I've been watching the new Amazon Prime series, This is Football and so far, it's good. There are a total of six episodes, each written or at least co-written by journalist and author John Carlin, who also is one of the creators of the show.  He's someone who likes to write about the area where sports and politics mix; he's the person who wrote the book, Playing the Enemy: Nelson Mandela and the Game That Made a Nation, on which the movie Invictus is based.  The film is pretty good, but the book is better and, not surprisingly, the book goes into a lot more detail about the events leading up to and during the 1995 Rugby World Cup.  

The core of the story revolves around how newly elected president Nelson Mandela used sports as a way to help unite a very divided country around one particular thing.  By the time the 1995 World Cup final was played, millions of black South Africans were rooting for the virtually all-white South African team, the Springboks, to win the tournament.  This was a remarkable turnabout because until then the Springboks, the pride of Afrikaaners, had represented apartheid and racism in most black South Africans' minds.  Earlier, Mandela himself had observed a game when the Springboks played the English national rugby team, and black South Africans had cheered the English group.  How Mandela strategized and worked to get the result he hoped for is compelling and could serve as a useful lesson to anyone who wants to learn it, and one leader who has picked up on it, as This Is Football makes clear, is Paul Kagame, the president of Rwanda.  The role of soccer in helping to heal Rwanda after the 1994 genocide and the emphasis Kagame put on using soccer as a tool to help that healing is what This is Football's first episode is about.  It's titled "Redemption".



Not that anyone should need it, but the episode provides background information about the genocide and some of the historical conditions that led up to it.  Soccer has long been the country's most popular sport, and before the genocide there were various soccer leagues people played in as well as clubs where people would gather, Hutus and Tutsis, to watch international soccer on television or to listen to it on the radio. For some odd reason, which is explained in the episode, Liverpool in the Premier League, of all the teams in all the world, has for decades been the team most Rwandans favor.
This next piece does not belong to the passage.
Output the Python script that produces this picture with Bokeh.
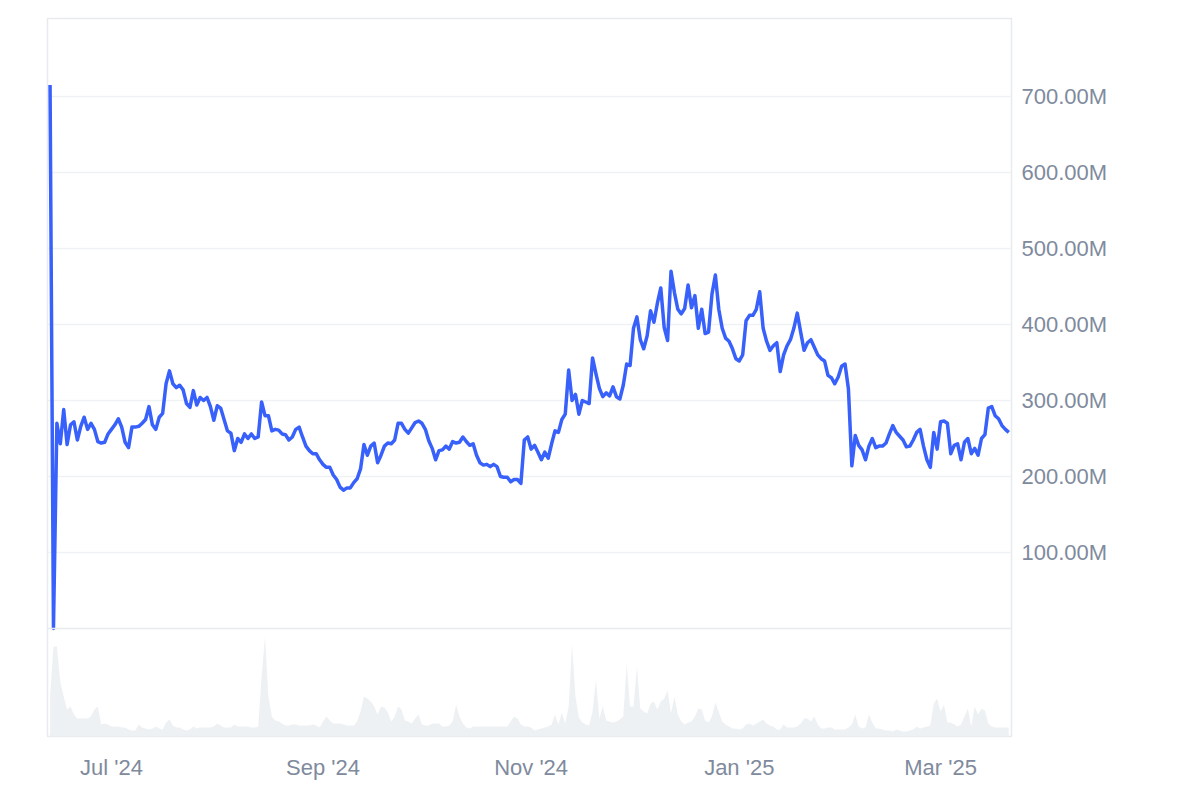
import pandas as pd
from bokeh.plotting import figure
from bokeh.models import (ColumnDataSource, Range1d, FixedTicker, CustomJSTickFormatter,
                          DatetimeTickFormatter, Span)
from bokeh.embed import file_html
from bokeh.resources import INLINE

# daily series, first day 2024-06-13
start_date = "2024-06-13"

# market cap in millions of USD
price_musd = [
    715, 0, 270, 243, 288, 242, 268, 272, 248, 266,
    278, 262, 270, 262, 246, 244, 245, 256, 262, 268,
    276, 265, 245, 238, 265, 265, 266, 270, 275, 292,
    268, 262, 278, 283, 322, 339, 322, 317, 320, 314,
    296, 291, 313, 294, 304, 300, 304, 292, 274, 293,
    290, 275, 260, 257, 234, 250, 245, 256, 250, 256,
    250, 252, 298, 280, 280, 260, 262, 261, 256, 255,
    248, 252, 262, 265, 252, 240, 234, 230, 230, 222,
    216, 212, 212, 202, 196, 186, 182, 185, 185, 192,
    197, 210, 242, 228, 240, 244, 218, 228, 240, 244,
    243, 248, 270, 270, 262, 257, 264, 271, 273, 270,
    262, 247, 237, 222, 234, 235, 240, 236, 246, 244,
    245, 252, 246, 241, 243, 228, 218, 215, 216, 213,
    216, 213, 200, 199, 199, 193, 196, 196, 191, 248,
    252, 236, 241, 232, 222, 232, 224, 243, 260, 258,
    275, 282, 340, 300, 308, 282, 300, 298, 296, 356,
    335, 316, 305, 310, 306, 318, 305, 302, 320, 348,
    346, 395, 410, 380, 368, 385, 418, 403, 428, 448,
    396, 379, 470, 442, 420, 414, 421, 452, 422, 438,
    395, 420, 388, 390, 440, 465, 420, 395, 382, 378,
    368, 355, 352, 360, 405, 412, 412, 420, 443, 395,
    378, 366, 372, 376, 338, 360, 372, 380, 395, 415,
    390, 366, 376, 380, 370, 360, 355, 352, 333, 330,
    322, 331, 345, 348, 315, 214, 254, 241, 235, 222,
    240, 250, 238, 240, 240, 244, 256, 267, 258, 253,
    248, 239, 240, 248, 258, 262, 240, 222, 212, 258,
    236, 272, 273, 270, 230, 241, 243, 222, 245, 250,
    230, 237, 228, 250, 255, 290, 292, 280, 276, 267,
    262, 258,
]

# trading volume, millions of USD
volume_musd = [
    40, 90, 90, 55, 40, 27, 30, 22, 18, 18,
    18, 18, 20, 27, 30, 12, 13, 12, 10, 10,
    10, 9, 9, 7, 6, 6, 12, 9, 8, 7,
    8, 10, 8, 7, 14, 17, 11, 9, 9, 7,
    6, 7, 10, 8, 9, 9, 9, 9, 10, 13,
    11, 9, 9, 9, 12, 10, 10, 10, 10, 9,
    9, 10, 60, 100, 40, 20, 16, 15, 13, 11,
    11, 12, 12, 11, 11, 11, 11, 12, 11, 9,
    15, 20, 16, 13, 13, 13, 12, 11, 11, 11,
    15, 25, 40, 38, 35, 30, 22, 30, 29, 24,
    15, 20, 30, 27, 16, 15, 13, 18, 22, 12,
    11, 11, 13, 13, 13, 10, 10, 11, 15, 32,
    20, 13, 9, 8, 10, 10, 10, 10, 10, 10,
    10, 10, 10, 10, 10, 15, 20, 18, 12, 10,
    10, 9, 6, 7, 8, 9, 10, 12, 22, 12,
    24, 13, 30, 93, 40, 19, 14, 12, 11, 25,
    57, 18, 30, 16, 15, 14, 15, 17, 20, 73,
    30, 30, 70, 28, 25, 23, 33, 35, 27, 35,
    38, 46, 23, 40, 22, 15, 12, 14, 15, 20,
    28, 27, 16, 14, 20, 34, 25, 15, 12, 10,
    8, 8, 7, 8, 12, 13, 11, 13, 15, 17,
    13, 11, 10, 7, 7, 12, 9, 9, 9, 10,
    13, 18, 18, 15, 20, 12, 8, 8, 9, 9,
    7, 7, 7, 7, 9, 12, 22, 10, 8, 9,
    22, 14, 8, 8, 7, 6, 6, 5, 7, 6,
    5, 5, 6, 7, 10, 8, 9, 10, 11, 33,
    38, 25, 32, 14, 14, 12, 10, 12, 20, 28,
    10, 30, 22, 28, 26, 13, 10, 9, 9, 9,
    9, 9,
]

tick_dates = ["2024-07-01", "2024-09-01", "2024-11-01", "2025-01-01", "2025-03-01"]
price_ticks = [100, 200, 300, 400, 500, 600, 700]

FONT = "Liberation Sans"
TEXT_COLOR = "#808a9d"
GRID_COLOR = "#eff1f4"
EDGE_COLOR = "#e8eaed"

dates = pd.date_range(start_date, periods=len(price_musd), freq="D")
source = ColumnDataSource(data=dict(date=dates, price=price_musd, volume=volume_musd))

p = figure(width=1181, height=786, x_axis_type="datetime", y_axis_location="right",
           x_range=Range1d(pd.Timestamp("2024-06-12 06:00"), pd.Timestamp("2025-03-21 19:00")),
           y_range=Range1d(-142.1, 802.6),
           output_backend="svg", toolbar_location=None,
           min_border_left=47, min_border_right=170, min_border_top=18, min_border_bottom=50)

# volume lives in the strip under the zero line
p.extra_y_ranges = {"vol": Range1d(0, 718)}
p.varea(x="date", y1=0, y2="volume", source=source, y_range_name="vol",
        fill_color="#eef1f4")

p.add_layout(Span(location=0, dimension="width", line_color=EDGE_COLOR, line_width=1.5))

p.line(x="date", y="price", source=source, line_color="#3861fb", line_width=3.5,
       line_join="round")

p.outline_line_color = EDGE_COLOR
p.outline_line_width = 1.5
p.xgrid.grid_line_color = None
p.ygrid.grid_line_color = GRID_COLOR
p.ygrid.grid_line_width = 1.5

p.yaxis.ticker = FixedTicker(ticks=price_ticks)
p.yaxis.formatter = CustomJSTickFormatter(code="return tick.toFixed(2) + 'M'")
p.xaxis.ticker = FixedTicker(ticks=[pd.Timestamp(d).value // 10**6 for d in tick_dates])
p.xaxis.formatter = DatetimeTickFormatter(days="%b '%y", months="%b '%y", years="%b '%y")

for ax in (p.xaxis, p.yaxis):
    ax.axis_line_color = None
    ax.major_tick_line_color = None
    ax.minor_tick_line_color = None
    ax.major_label_text_font = FONT
    ax.major_label_text_font_size = "22px"
    ax.major_label_text_color = TEXT_COLOR
p.yaxis.major_label_standoff = 4
p.xaxis.major_label_standoff = 12

open("out.html", "w").write(file_html(p, INLINE))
Paul Kagame explains how the Rwandan capital city of Kigali was in total chaos when the military forces he led against the extremist Hutu government took control of the country and ended the genocide.  The country as a whole was devastated and chaotic, and obviously, the enmity between Tutsis, who had been massacred, and Hutus, who feared retribution, was at a severe point.  

In the context of the various other things undertaken to rebuild the country, This is Football shows how Kagame and others stressed soccer as a healer and how clubs and leagues began to reconstitute. These efforts were especially attractive to the young, both girls and boys, people who were children during the genocide period or born after it.  When you're playing soccer, as someone says, you don't really care who you're teammate is, Hutu or Tutsi; you just want to score and win the game.  The episode has lots of interviews with Rwandans, and these are talks that are funny and sad and quite illuminating.  You have people talking of taking the field and playing soccer with other people they know have killed their family members.  

I have to add that Liverpool, after everything Rwanda has gone through, remains very popular in the country, and the final image of three Rwandans making a recent pilgrimage to that city to watch their beloved team play, the three of them entering the stadium and chatting with British fans there, is a great one.